Chinese bidders have had the plane-hire business on their radar screens for a while. As capital-constrained Western banks and insurers like AIG withdraw, Chinese lenders and others have piled into a business notable for offering the most attractive returns in the airline industry. Growing Chinese demand for air travel supports the case: the People’s Republic has less than a third as many commercial jets as the United States despite having four times the population.

Avolon and its private equity backers now look vindicated in rejecting takeover bids and pushing ahead with an initial public offering last December. Bohai – whose parent company controls several Chinese carriers including Hainan Airlines – offered to buy 20 percent of the NYSE-listed group for $26 per share in mid-July. But when a rival Chinese consortium made a bid for the whole company, Bohai did too.

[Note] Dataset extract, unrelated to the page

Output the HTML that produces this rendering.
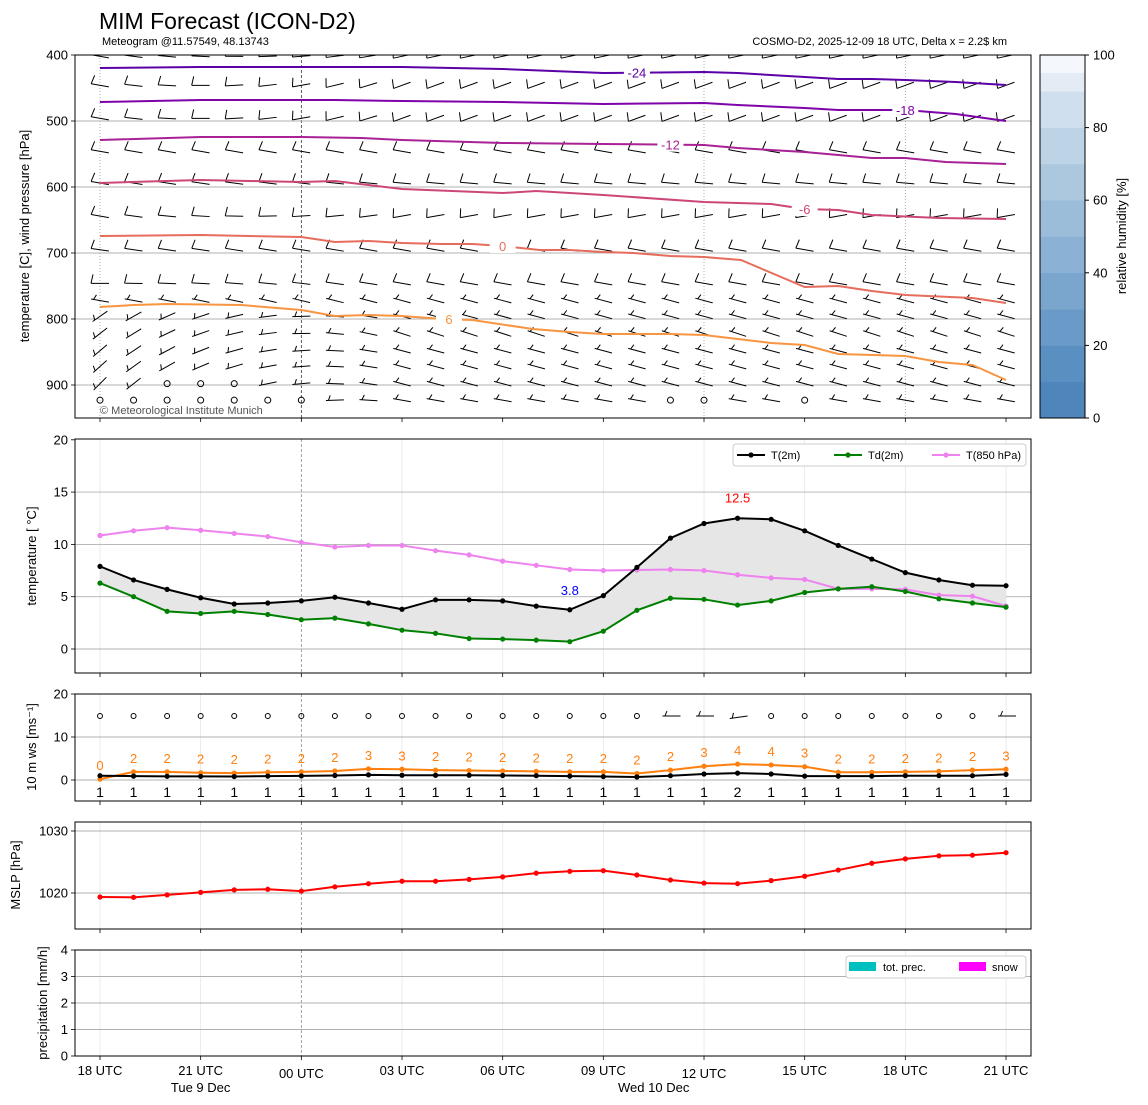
<!DOCTYPE html>
<html><head><meta charset="utf-8"><style>
html,body{margin:0;padding:0;background:#fff;}
svg{display:block;font-family:"Liberation Sans","DejaVu Sans",sans-serif;}
</style></head><body>
<svg id="c" width="1148" height="1105" viewBox="0 0 1148 1105" xmlns="http://www.w3.org/2000/svg">
<text x="99" y="29" font-size="23">MIM Forecast (ICON-D2)</text>
<text x="102" y="45" font-size="11">Meteogram @11.57549, 48.13743</text>
<text x="1007" y="45" font-size="11" text-anchor="end">COSMO-D2, 2025-12-09 18 UTC, Delta x = 2.2$ km</text>
</svg>
<script>
// ---------- data ----------
const hours = [0,1,2,3,4,5,6,7,8,9,10,11,12,13,14,15,16,17,18,19,20,21,22,23,24,25,26,27];
const tickHours = [0,3,6,9,12,15,18,21,24,27];
const tickLabels = ["18 UTC","21 UTC","00 UTC","03 UTC","06 UTC","09 UTC","12 UTC","15 UTC","18 UTC","21 UTC"];
const t2m = [7.9,6.6,5.7,4.9,4.3,4.4,4.6,4.95,4.4,3.8,4.7,4.7,4.6,4.1,3.75,5.1,7.8,10.6,12.0,12.5,12.4,11.3,9.9,8.6,7.3,6.6,6.1,6.05];
const td2m = [6.3,5.0,3.6,3.4,3.6,3.3,2.8,2.95,2.4,1.8,1.5,1.0,0.95,0.85,0.7,1.7,3.7,4.85,4.75,4.2,4.6,5.4,5.75,5.95,5.5,4.8,4.4,4.0];
const t850 = [10.85,11.3,11.6,11.35,11.05,10.75,10.2,9.75,9.9,9.9,9.4,9.0,8.4,8.0,7.6,7.5,7.55,7.6,7.5,7.1,6.8,6.65,5.75,5.75,5.7,5.15,5.05,4.1];
const wspd = [1.0,0.9,0.85,0.85,0.8,0.9,0.95,1.05,1.2,1.1,1.1,1.1,1.05,1.0,0.9,0.8,0.7,1.0,1.4,1.6,1.4,0.9,0.9,0.9,1.0,1.0,1.0,1.3];
const wgust = [0.2,1.9,1.9,1.7,1.6,1.8,1.9,2.1,2.6,2.5,2.3,2.2,2.1,2.0,1.9,1.9,1.5,2.3,3.2,3.7,3.5,3.1,1.8,1.8,1.9,2.0,2.3,2.5];
const wdir10 = [null,null,null,null,null,null,null,null,null,null,null,null,null,null,null,null,null,0,0,8,null,null,null,null,null,null,null,0];
const mslp = [1019.35,1019.3,1019.7,1020.1,1020.5,1020.6,1020.3,1021.0,1021.5,1021.9,1021.9,1022.2,1022.6,1023.2,1023.5,1023.6,1022.9,1022.1,1021.6,1021.5,1022.0,1022.7,1023.7,1024.8,1025.5,1026.0,1026.1,1026.5];
const precip = [0,0,0,0,0,0,0,0,0,0,0,0,0,0,0,0,0,0,0,0,0,0,0,0,0,0,0,0];
const isoLevels = [-24,-18,-12,-6,0,6];
const isoColors = ["#5c01a6","#7e03a8","#a82296","#cc4778","#e66c5c","#f89540"];
const isoHours = [
 [0,3,6,9,12,15,18,19,21,22,23,24,25.5,27],
 [0,3,6,7,9,12,15,18,19,21,22,24,25.5,27],
 [0,3,6,7.8,9,12,15,18,19,21,22,23,24,25.2,27],
 [0,3,6,7,9,12,13,15,18,20,21,22,23,25,27],
 [0,3,6,7,8,9,10.2,11.1,12,13.1,14,15,15.9,17,18,19.1,21,22,23,24,26,27],
 [0,1,2,4.2,6,7,8,9,10.2,11.1,12.9,14,15,17,18,20,21,22,24,25,26,27]];
const isoPress = [
 [419.7,418.2,418.2,418.2,421.2,427.3,425.8,427.3,433.3,436.4,436.4,437.9,440.9,445.5],
 [471.2,468.2,468.2,468.2,469.7,471.2,474.2,472.7,475.8,480.3,483.3,483.3,489.4,500],
 [528.8,524.2,524.2,525.8,528.8,533.3,534.8,536.4,540.9,547,551.5,556,556,562.1,565.2],
 [593.9,589.4,592.4,590.9,603,609.1,606.1,612.1,622.7,625.8,633.3,634.8,642.4,647,648.5],
 [674.2,672.7,675.8,683.3,681.8,684.8,686.4,686.4,689.4,695.4,695.4,698.5,700,704.5,706.1,710.6,751.5,750,757.6,763.6,768.2,775.7],
 [781.8,778.8,777.3,778.8,786.4,795.5,793.9,795.5,800,801.5,815.2,819.7,822.7,822.7,824.2,836.4,839.4,853,856,865.2,869.7,892.4]];
const isoLabelHour = [16, 24, 17, 21, 12, 10.4];
const barbLevels = [402,446,496,546,594,644,695,746,772,796,822,848,872,898,923];
const barbAngStart = [-10,-10,-10,-10,-10,-10,-8,0,-10,35,38,40,42,45,45];
const barbAngEnd = [12,20,20,-10,-5,10,-10,-10,-15,-15,-18,-15,-15,-15,-10];
const rhBands = ["#4e86bb","#5a90c1","#6a9bc8","#7aa6ce","#8bb2d4","#9bbdd9","#acc8df","#bdd4e7","#cfdfee","#e3ecf5"];
const rhTicks = [0,20,40,60,80,100];
const pTicks = [400,500,600,700,800,900];
const tTicks = [0,5,10,15,20];
const wTicks = [0,10,20];
const mTicks = [1020,1030];
const rTicks = [0,1,2,3,4];

// ---------- helpers ----------
const NS="http://www.w3.org/2000/svg";
const svg=document.getElementById('c');
function mk(tag,attrs,parent){const e=document.createElementNS(NS,tag);for(const k in attrs)e.setAttribute(k,attrs[k]);(parent||svg).appendChild(e);return e;}
const X0=75,X1=1031;
const X=h=>100+h*33.556;
const Yp=p=>55+(p-400)*0.66;
const Yt=t=>649-t*10.46;
const Yw=v=>780-v*4.3;
const Ym=p=>893-(p-1020)*6.2;
const Yr=r=>1056-r*26.5;
const panels=[[55,418],[439,673],[694,801],[822,929],[950,1056]];
const defs=mk('defs',{});
const cp=mk('clipPath',{id:'clip0'},defs);mk('rect',{x:X0,y:55,width:X1-X0,height:363},cp);

// grid
panels.forEach((pn,i)=>{
  const g=mk('g',{});
  
  
  tickHours.forEach((h,j)=>{
    if(i===0){ if(h===0||h===18||h===24) { const l=mk('line',{x1:X(h),x2:X(h),y1:pn[0],y2:pn[1],stroke:'#999','stroke-width':0.8,'stroke-dasharray':'1,2'},g);   } }
    else if(h!==6){ const l=mk('line',{x1:X(h),x2:X(h),y1:pn[0],y2:pn[1],stroke:'#e6e6e6','stroke-width':0.8},g);   }
    const tk=mk('line',{x1:X(h),x2:X(h),y1:pn[1],y2:pn[1]+4,stroke:'#000','stroke-width':0.8},g);
    
    
  });
  const d=mk('line',{x1:X(6),x2:X(6),y1:pn[0],y2:pn[1],stroke:i===0?'#333':'#888','stroke-width':0.8,'stroke-dasharray':'3,2'},g);
  
  
});
function hgrid(vals,f,pi,name,fmt){
  const pn=panels[pi];
  vals.forEach(v=>{
    const y=f(v);
    if(y>pn[0]+1&&y<pn[1]-1){const l=mk('line',{x1:X0,x2:X1,y1:y,y2:y,stroke:'#b0b0b0','stroke-width':0.9});}
    const tk=mk('line',{x1:X0-4,x2:X0,y1:y,y2:y,stroke:'#000','stroke-width':0.8});
    
    
    const t=mk('text',{x:X0-7,y:y+4.5,'font-size':13,'text-anchor':'end'});t.textContent=fmt?fmt(v):v;
    
    
  });
}
hgrid(pTicks,Yp,0,'pressure');
hgrid(tTicks,Yt,1,'temperature');
hgrid(wTicks,Yw,2,'wind');
hgrid(mTicks,Ym,3,'mslp');
hgrid(rTicks,Yr,4,'precip');

// wind barbs top panel
const bg=mk('g',{'clip-path':'url(#clip0)'});


const calm={'13':[2,3,4],'14':[0,1,2,3,4,5,6,17,18,21]};
function barb(x,y,a,parent,full){
  const r=a*Math.PI/180, L=18;
  const dx=-Math.cos(r), dy=Math.sin(r);
  const ex=x+dx*L, ey=y+dy*L;
  const bx=-dy, by=dx;
  const bl=full?9:5, inset=full?0:2.5;
  const sx=ex-dx*inset, sy=ey-dy*inset;
  const p=mk('path',{d:`M${x},${y}L${ex},${ey}M${sx},${sy}L${sx+bx*bl-dx*2},${sy+by*bl-dy*2}`,stroke:'#000','stroke-width':1,fill:'none'},parent);
  
  
}
barbLevels.forEach((p,r)=>{
  const y=Yp(p);
  hours.forEach(h=>{
    const cl=calm[String(r)];
    if(cl&&cl.includes(h)){const c=mk('circle',{cx:X(h),cy:y,r:3,fill:'none',stroke:'#000','stroke-width':1},bg);return;}
    const f=Math.min(1,h/9);
    const a=barbAngStart[r]+(barbAngEnd[r]-barbAngStart[r])*f;
    const rr=a*Math.PI/180;
    barb(X(h)+9*Math.cos(rr),y-9*Math.sin(rr),a,bg,r<8);
  });
});

// isotherms
isoLevels.forEach((lv,i)=>{
  const pts=isoHours[i].map((h,j)=>X(h)+','+Yp(isoPress[i][j])).join(' ');
  const pl=mk('polyline',{points:pts,fill:'none',stroke:isoColors[i],'stroke-width':2});
  
  
  const lh=isoLabelHour[i];
  let k=0;while(k<isoHours[i].length-2&&isoHours[i][k+1]<lh)k++;
  const h0=isoHours[i][k],h1=isoHours[i][k+1];
  const pp=isoPress[i][k]+(isoPress[i][k+1]-isoPress[i][k])*(lh-h0)/(h1-h0);
  mk('rect',{x:X(lh)-13,y:Yp(pp)-8,width:26,height:15,fill:'#fff'});
  const t=mk('text',{x:X(lh),y:Yp(pp)+5,'font-size':13,'text-anchor':'middle',fill:isoColors[i]});t.textContent=lv;
  
  
});
const cpy=mk('text',{x:100,y:414,'font-size':11,fill:'#555'});cpy.textContent='© Meteorological Institute Munich';



// colorbar
const cb=mk('g',{});


rhBands.forEach((c,i)=>{const y0=418-(i+1)*36.3;const r=mk('rect',{x:1040,y:y0,width:45,height:36.6,fill:c},cb);});
mk('rect',{x:1040,y:55,width:45,height:18,fill:'#f4f8fc'},cb);
mk('rect',{x:1040,y:55,width:45,height:363,fill:'none',stroke:'#000','stroke-width':1},cb);
rhTicks.forEach(v=>{const y=418-v*3.63;mk('line',{x1:1085,x2:1089,y1:y,y2:y,stroke:'#000'},cb);const t=mk('text',{x:1093,y:y+4.5,'font-size':13},cb);t.textContent=v;});

// temperature panel
const fillPts=hours.map(h=>X(h)+','+Yt(t2m[h])).concat(hours.slice().reverse().map(h=>X(h)+','+Yt(td2m[h]))).join(' ');
const fa=mk('polygon',{points:fillPts,fill:'#e6e6e6',stroke:'none'});


function series(arr,fy,color,name,r){
  const g=mk('g',{});
  
  
  mk('polyline',{points:hours.map(h=>X(h)+','+fy(arr[h])).join(' '),fill:'none',stroke:color,'stroke-width':2},g);
  hours.forEach(h=>{const c=mk('circle',{cx:X(h),cy:fy(arr[h]),r:r||2.6,fill:color},g);});
}
series(t850,Yt,'#ee82ee','t850-series');
series(td2m,Yt,'#008000','td2m-series');
series(t2m,Yt,'#000','t2m-series');
const iMax=t2m.indexOf(Math.max(...t2m));
const tmax=mk('text',{x:X(iMax),y:Yt(t2m[iMax])-16,'font-size':13,fill:'red','text-anchor':'middle'});tmax.textContent=t2m[iMax].toFixed(1);


let iMin=0;for(let h=8;h<20;h++)if(t2m[h]<t2m[iMin]||iMin<8)iMin=h;
const tmin=mk('text',{x:X(iMin),y:Yt(t2m[iMin])-15,'font-size':13,fill:'blue','text-anchor':'middle'});tmin.textContent=t2m[iMin].toFixed(1);


// legend
const lg=mk('g',{});


mk('rect',{x:733,y:444,width:293,height:22,rx:3,fill:'#fff',stroke:'#ccc'},lg);
[['T(2m)','#000',737],['Td(2m)','#008000',834],['T(850 hPa)','#ee82ee',932]].forEach(e=>{
  mk('line',{x1:e[2],x2:e[2]+28,y1:455,y2:455,stroke:e[1],'stroke-width':2},lg);
  mk('circle',{cx:e[2]+14,cy:455,r:2.6,fill:e[1]},lg);
  const t=mk('text',{x:e[2]+34,y:459,'font-size':11},lg);t.textContent=e[0];
  
  
});

// wind panel
series(wgust,Yw,'#ff7f0e','gust-series');
series(wspd,Yw,'#000','windspeed-series');
hours.forEach(h=>{
  const tg=mk('text',{x:X(h),y:Yw(wgust[h])-9,'font-size':13,fill:'#ff7f0e','text-anchor':'middle'});tg.textContent=Math.round(wgust[h]);
  
  
  const ts=mk('text',{x:X(h),y:797,'font-size':14,fill:'#000','text-anchor':'middle'});ts.textContent=Math.max(1,Math.round(wspd[h]));
  
  
  if(wdir10[h]===null){const c=mk('circle',{cx:X(h),cy:716,r:2.5,fill:'none',stroke:'#000','stroke-width':1});}
  else{const g=mk('g',{});barb(X(h)+10,716,wdir10[h],g,false);}
});

// mslp
series(mslp,Ym,'#ff0000','mslp-series');

// precip
const pg=mk('g',{});


hours.forEach(h=>{if(precip[h]>0){const b=mk('rect',{x:X(h)-12,y:Yr(precip[h]),width:24,height:Yr(0)-Yr(precip[h]),fill:'#00bfbf'},pg);}});
const pl=mk('g',{});


mk('rect',{x:846,y:956,width:180,height:22,rx:3,fill:'#fff',stroke:'#ccc'},pl);
mk('rect',{x:849,y:962,width:27,height:9,fill:'#00bfbf'},pl);
let t1=mk('text',{x:883,y:971,'font-size':11},pl);t1.textContent='tot. prec.';
mk('rect',{x:959,y:962,width:27,height:9,fill:'#ff00ff'},pl);
let t2=mk('text',{x:992,y:971,'font-size':11},pl);t2.textContent='snow';

// frames
panels.forEach((pn,i)=>{const r=mk('rect',{x:X0,y:pn[0],width:X1-X0,height:pn[1]-pn[0],fill:'none',stroke:'#000','stroke-width':1});});

// x tick labels
tickHours.forEach((h,j)=>{
  const dy=(h===6||h===18)?3:0;
  const t=mk('text',{x:X(h),y:1075+dy,'font-size':13,'text-anchor':'middle'});t.textContent=tickLabels[j];
  
  
});
[['Tue 9 Dec',3],['Wed 10 Dec',16.5]].forEach(d=>{const t=mk('text',{x:X(d[1]),y:1092,'font-size':13,'text-anchor':'middle'});t.textContent=d[0];});

// axis titles
[['temperature [C], wind pressure [hPa]',29,236],['temperature [ °C]',36,556],['10 m ws [ms⁻¹]',36,747],['MSLP [hPa]',20,875],['precipitation [mm/h]',47,1003]].forEach(a=>{
  const t=mk('text',{x:a[1],y:a[2],'font-size':13,'text-anchor':'middle',transform:`rotate(-90 ${a[1]} ${a[2]})`});t.textContent=a[0];
  
  
});
const ct=mk('text',{x:1126,y:236,'font-size':13,'text-anchor':'middle',transform:'rotate(-90 1126 236)'});ct.textContent='relative humidity [%]';


</script>
</body></html>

August’s market jitters might have derailed the deal: the cheaper yuan will squeeze Chinese airlines whose fleet is priced in dollars, while higher interest rates raise the cost of funding for leasing companies. In the end, the two sides agreed a price of $31 a share –a dollar less than Bohai’s indicative bid, but still a chunky 55 percent premium to Avalon’s IPO price. A $350 million deposit – equivalent to 14 percent of the value of the offer – provides comfort to the sellers.

The $3.8 billion Chinese group isn’t getting a bargain. While listed rivals like AerCap and Air Lease trade at around this year’s expected book value, this offer values Avalon at about 1.5 times book. But that is unlikely to trouble Bohai’s own investors: even though its share price has halved from a peak in June, the company still trades at more than twice its net worth. It will take bigger financial air pockets to knock Bohai’s overseas expansion off-course.